For the best long-term results:

  • Diversify your investments: Spread your money across different types of investments, company sizes, and geographic regions to reduce risk.
  • Use tax advantages wisely: Place your highest-growth investments in your Roth IRA since withdrawals are tax-free.
  • Keep some stock exposure: Even as you get closer to retirement, stocks remain important for growth. A 60-year-old might still keep 40% in stocks.
  • Rebalance periodically: Adjust your portfolio back to your target allocations to maintain appropriate risk levels.

Consistent contributions often matter more than picking perfect investments. Regularly adding money to your retirement accounts, even in small amounts, can have a bigger impact than trying to time the market or pick winning stocks.

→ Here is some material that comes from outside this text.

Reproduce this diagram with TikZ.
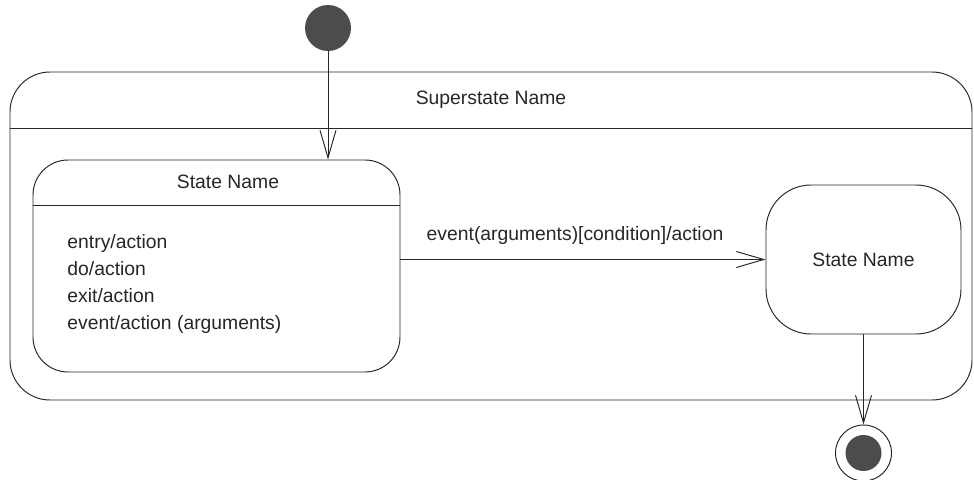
\documentclass[tikz,border=0pt]{standalone}
\usepackage{fontspec}
\setmainfont{Liberation Sans}
\usepackage{tikz}
\usepackage{xcolor}
\usetikzlibrary{arrows.meta}

\begin{document}
\begin{tikzpicture}[line width=0.55pt, draw=black!85]
			\useasboundingbox (0,0) rectangle (19.48,-9.58);
			\tikzstyle{every node}=[font=\fontsize{11}{14}\selectfont, text=black!85]
			\tikzstyle{state}=[rectangle, rounded corners=0.7cm, draw=black!85]
			\tikzstyle{dot}=[circle, fill=black!70, inner sep=0pt]
			\tikzstyle{line}=[anchor=base west, inner sep=0pt]
			\tikzstyle{trans}=[-{Straight Barb[length=0.55cm,width=0.32cm]}, draw=black!85]
			% superstate
			\node[state, rounded corners=0.8cm, minimum width=19.24cm, minimum height=6.56cm] (super) at (9.82,-4.72) {};
			\draw (super.west |- 0,-2.56) -- (super.east |- 0,-2.56);
			\node (supername) at (9.82,-2.0) {Superstate Name};
			% left state
			\node[state, minimum width=7.34cm, minimum height=4.24cm] (lstate) at (4.33,-5.32) {};
			\draw (lstate.west |- 0,-4.1) -- (lstate.east |- 0,-4.1);
			\node (lname) at (4.56,-3.64) {State Name};
			\node[line] (entry) at (1.34,-4.96) {entry/action};
			\node[line] (do) at (1.34,-5.50) {do/action};
			\node[line] (exit) at (1.34,-6.04) {exit/action};
			\node[line] (ev) at (1.34,-6.58) {event/action (arguments)};
			% right state
			\node[state, rounded corners=0.9cm, minimum width=3.9cm, minimum height=2.98cm] (rstate) at (17.27,-5.19) {State Name};
			% initial and final
			\node[dot, minimum size=0.92cm] (init) at (6.56,-0.56) {};
			\node[circle, draw=black!85, minimum size=1.12cm, inner sep=0pt] (final) at (17.27,-9.06) {};
			\node[dot, minimum size=0.72cm] (finaldot) at (final) {};
			% transitions
			\draw[trans] (init.south) -- (init.south |- lstate.north);
			\draw[trans] (rstate.west -| lstate.east) -- (rstate.west)
				node[midway, above=5pt, xshift=-0.16cm] (evlabel) {event(arguments)[condition]/action};
			\draw[trans] (rstate.south) -- (final.north);
		\end{tikzpicture}
\end{document}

Managing Your IRA for Ongoing Success

Managing your IRA doesn’t stop after you open the account—it’s an ongoing process that can make a big difference in your financial future. To get the most out of your IRA, review your investment portfolio regularly and adjust your strategy as your goals, risk tolerance, or market conditions change. Consistent IRA contributions are key, so aim to maximize your annual contributions within the IRS limits to take full advantage of tax-advantaged growth.

Stay informed about important IRA rules, such as contribution limits and required minimum distributions (RMDs) for traditional IRAs. Understanding these regulations can help you avoid unnecessary taxes or penalties and keep your retirement accounts working efficiently for you. If you have other retirement accounts, like an employer-sponsored plan, consider how they fit together with your IRA to create a comprehensive retirement strategy.

You don’t have to manage your IRA alone. A financial advisor or robo-advisor can help you select investments, rebalance your portfolio, and ensure you’re on track to meet your retirement goals. By staying proactive and informed, you’ll be better equipped to navigate the complexities of retirement planning and enjoy the long-term benefits of your IRA investments.

FAQs

How long does it take to open an IRA account online? Opening an IRA account online typically takes about 10 minutes. The process involves choosing an IRA type, providing personal information, selecting account features, and verifying your identity.

What information do I need to open an IRA account online? To open an IRA online, you’ll need to provide your name, birthdate, mailing address, Social Security number, and employment details. You may also need to have a government-issued ID and bank account information ready.

Can I open an IRA if I have a high income? Yes, even if your income exceeds the Roth IRA limits, you can use the “backdoor Roth IRA” strategy. This involves opening a traditional IRA (which has no income limits) and then converting it to a Roth IRA.

What’s the difference between a bank IRA and one from an investment firm? Bank IRAs often offer more limited investment options, typically focusing on CDs or money market accounts. Investment firms like brokers usually provide a wider range of options including stocks, bonds, mutual funds, and ETFs, potentially allowing for higher returns.

How much can I contribute to my IRA annually? For 2025, the annual contribution limit for IRAs is $7,000 if you’re under 50, and $8,000 if you’re 50 or older. However, you cannot contribute more than your earned income for the year, and these limits apply to the combined total across all your traditional and Roth IRAs.

What are the tax implications of early IRA withdrawals? Early withdrawals from a traditional IRA are generally subject to ordinary income tax and may also incur a 10% penalty. However, certain withdrawals may be penalty-free if you meet specific criteria, such as being permanently disabled, using funds for a first-time home purchase, or covering qualified education expenses.

Are Roth IRA withdrawals taxed? Qualified distributions from a Roth IRA are both tax-free and penalty-free if you meet the 5-year rule and other requirements, such as being age 59½ or permanently disabled. Non-qualified withdrawals may be subject to taxes and penalties.

Should I consult a professional before making IRA rollovers or withdrawals? Yes, it’s a good idea to consult a tax advisor for personalized advice on rollovers, withdrawals, and tax planning to ensure you understand the tax implications and make the best decisions for your situation.